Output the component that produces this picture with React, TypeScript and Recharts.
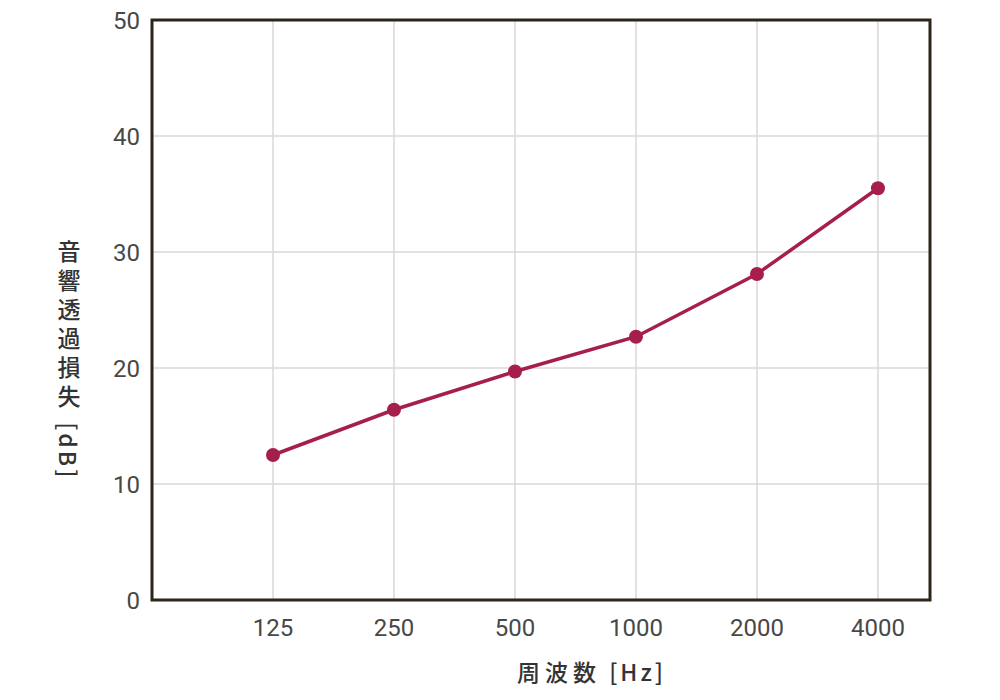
import { LineChart, Line, XAxis, YAxis, CartesianGrid, ReferenceArea, Label } from 'recharts';

// 周波数 (Hz) — plotted at evenly spaced positions 1..6
const frequencies = ['125', '250', '500', '1000', '2000', '4000'];
// 音響透過損失 (dB)
const lossDb = [12.5, 16.4, 19.7, 22.7, 28.1, 35.5];
const yTicks = [0, 10, 20, 30, 40, 50];

const data = frequencies.map((f, i) => ({ pos: i + 1, label: f, loss: lossDb[i] }));

const xDomainMax = 6.43;
const frameColor = '#2b2619';
const gridColor = '#ddd7d7';
const lineColor = '#a61f4b';
const tickStyle = { fontSize: 24, fill: '#484848', fontFamily: 'Roboto, "Noto Sans CJK JP", sans-serif' };
const titleFont = '"Noto Sans CJK JP", "Noto Sans", sans-serif';

export default function App() {
  return (
    <div style={{ position: 'absolute', left: 0, top: 0, width: 1000, height: 700, background: '#fff' }}>
      <LineChart width={1000} height={700} data={data} margin={{ top: 20, right: 70, left: 0, bottom: 0 }}>
        <CartesianGrid stroke={gridColor} strokeWidth={1.5} />
        <XAxis
          dataKey="pos"
          type="number"
          domain={[0, xDomainMax]}
          ticks={data.map((d) => d.pos)}
          tickFormatter={(v) => frequencies[v - 1]}
          axisLine={false}
          tickLine={false}
          tick={tickStyle}
          tickMargin={13}
          height={100}
        >
          <Label
            content={() => (
              <text x={517} y={681} textAnchor="start" fontSize={23} fill="#333" fontWeight={500} style={{ fontFamily: titleFont }}>
                <tspan letterSpacing={5}>周波数</tspan>
                <tspan letterSpacing={3}> [Hz]</tspan>
              </text>
            )}
          />
        </XAxis>
        <YAxis
          type="number"
          domain={[0, 50]}
          ticks={yTicks}
          axisLine={false}
          tickLine={false}
          tick={tickStyle}
          tickMargin={6}
          width={152}
        >
          <Label
            content={() => (
              <text x={69} y={240} textAnchor="start" fontSize={23} fill="#333" fontWeight={500} style={{ fontFamily: titleFont, writingMode: 'vertical-rl' }}>
                <tspan letterSpacing={6}>音響透過損失</tspan>
                <tspan letterSpacing={3}> [dB]</tspan>
              </text>
            )}
          />
        </YAxis>
        <ReferenceArea x1={0} x2={xDomainMax} y1={0} y2={50} fill="none" stroke={frameColor} strokeWidth={3} ifOverflow="visible" />
        <Line
          type="linear"
          dataKey="loss"
          stroke={lineColor}
          strokeWidth={3.5}
          dot={{ r: 7, fill: lineColor, stroke: lineColor, strokeWidth: 0 }}
          isAnimationActive={false}
        />
      </LineChart>
    </div>
  );
}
+ + + + +
Work required:
Please restate the material above line by line, exactly, beginning at its first line and ending with the line that contains "const data = frequencies.map((f, i)", without any pictures.

Answer to this task:
Output the component that produces this picture with React, TypeScript and Recharts.
import { LineChart, Line, XAxis, YAxis, CartesianGrid, ReferenceArea, Label } from 'recharts';

// 周波数 (Hz) — plotted at evenly spaced positions 1..6
const frequencies = ['125', '250', '500', '1000', '2000', '4000'];
// 音響透過損失 (dB)
const lossDb = [12.5, 16.4, 19.7, 22.7, 28.1, 35.5];
const yTicks = [0, 10, 20, 30, 40, 50];

const data = frequencies.map((f, i) => ({ pos: i + 1, label: f, loss: lossDb[i] }));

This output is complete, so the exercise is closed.